For short-context, latency-insensitive applications, the added architectural complexity of hybrids may not be justified. A standard transformer fine-tuned for the task may be simpler to deploy and maintain.

The Direction of Model Architecture

The transformer vs SSM debate is resolving not with a winner, but with a synthesis. The most capable architectures in 2026 use both mechanisms where each is strongest. Attention handles the tasks that require precise, global information access. SSMs handle the tasks that benefit from efficient, streaming sequence processing.

For engineering teams selecting model architectures, understanding this hybrid paradigm is becoming essential. The next generation of foundation models will not be purely one thing or another — they will be carefully designed compositions of complementary mechanisms.

Frequently Asked Questions

What are hybrid transformer-SSM architectures?

Hybrid architectures interleave transformer attention layers with state-space model (SSM) layers like Mamba, combining the strengths of both approaches. The typical design dedicates 20 to 40 percent of layers to full attention while using SSM layers for the majority of the network. Benchmarks show hybrid models achieve 2.1x inference throughput compared to pure transformers while retaining 91% of in-context learning accuracy versus 78% for pure SSMs.

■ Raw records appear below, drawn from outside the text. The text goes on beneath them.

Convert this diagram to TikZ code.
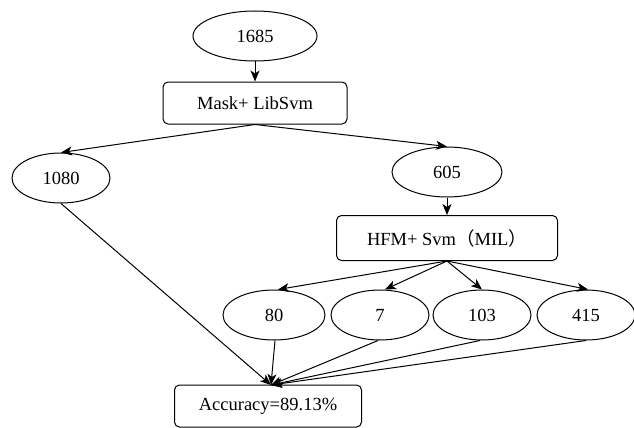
\documentclass[tikz,border=0pt]{standalone}
\usepackage{fontspec}
\setmainfont{Liberation Serif}
\newfontfamily\cjk{Noto Sans CJK SC}
\usetikzlibrary{arrows.meta,shapes.geometric}
\begin{document}
\begin{tikzpicture}[x=1pt,y=-1pt,
  every node/.style={font=\fontsize{18.5}{20}\selectfont, inner sep=0pt},
  oval/.style={draw, line width=1pt, ellipse, minimum width=#1, minimum height=50pt},
  oval/.default=100pt,
  rbox/.style={draw, line width=1pt, rounded corners=5pt, minimum height=42pt},
  conn/.style={line width=1pt, -{Stealth[length=11pt,width=9pt,inset=3pt]}}]
\useasboundingbox[fill=white] (0,0) rectangle (634,428);
\node[oval=124pt] (n1685) at (255,36) {1685};
\node[rbox, minimum width=184pt] (mask) at (255,103) {Mask+ LibSvm};
\node[oval=98pt] (n1080) at (61,178) {1080};
\node[oval=110pt] (n605) at (447,172) {605};
\node[rbox, minimum width=221pt, minimum height=45pt] (hfm) at (447,238) {HFM+ Svm{\cjk （}MIL{\cjk ）}};
\node[oval=102pt] (n80) at (274,315) {80};
\node[oval=98pt] (n7) at (380,315) {7};
\node[oval=98pt] (n103) at (482,315) {103};
\node[oval=98pt] (n415) at (586,315) {415};
\node[rbox, minimum width=187pt] (acc) at (268,406) {Accuracy=89.13\%};
\coordinate (conv) at (271,385);
\draw[conn] (n1685.south) -- (mask.north);
\draw[conn] (mask.south) -- (n1080.north);
\draw[conn] (mask.south) -- (n605.north);
\draw[conn] (n605.south) -- (hfm.north);
\draw[conn] (hfm.south) -- ([xshift=4pt]n80.north);
\draw[conn] (hfm.south) -- ([xshift=5pt]n7.north);
\draw[conn] (hfm.south) -- (n103.north);
\draw[conn] (hfm.south) -- ([xshift=2pt]n415.north);
\draw[conn] (n1080.south) -- (conv);
\draw[conn] ([xshift=1pt]n80.south) -- (conv);
\draw[conn] ([xshift=-2pt]n7.south) -- (conv);
\draw[conn] ([xshift=-2pt]n103.south) -- (conv);
\draw[conn] (n415.south) -- (conv);
\end{tikzpicture}
\end{document}
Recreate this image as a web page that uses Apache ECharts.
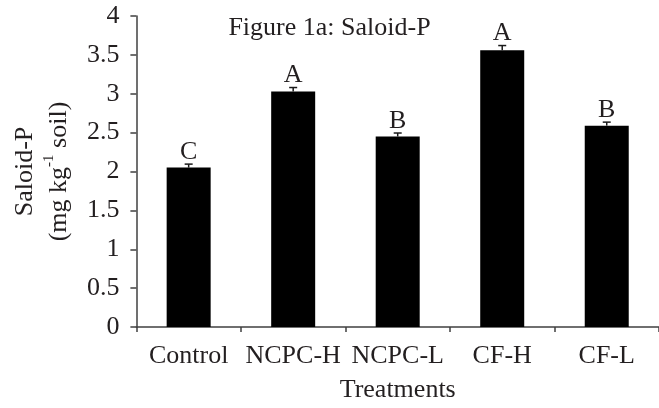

How do state-space models differ from transformers?

State-space models process sequences through learned linear recurrences, achieving linear-time complexity with constant memory per step during inference, compared to transformers' quadratic attention complexity. The Mamba architecture introduced input-dependent SSM parameters that allow the model to selectively decide what information to retain and discard, analogous to how attention selects relevant context. However, pure SSMs struggle with precise information retrieval and in-context learning tasks where transformers excel.

Why are hybrid architectures more memory efficient?

In a pure transformer, the KV cache for a 70B model at 128K context can exceed 40 GB, while a hybrid model where only 25% of layers use attention reduces the KV cache to approximately 10 GB. SSM layers maintain a fixed-size hidden state regardless of sequence length, eliminating cache growth for those layers. This means hybrid models can serve longer contexts on the same hardware or handle higher concurrency on fixed GPU budgets.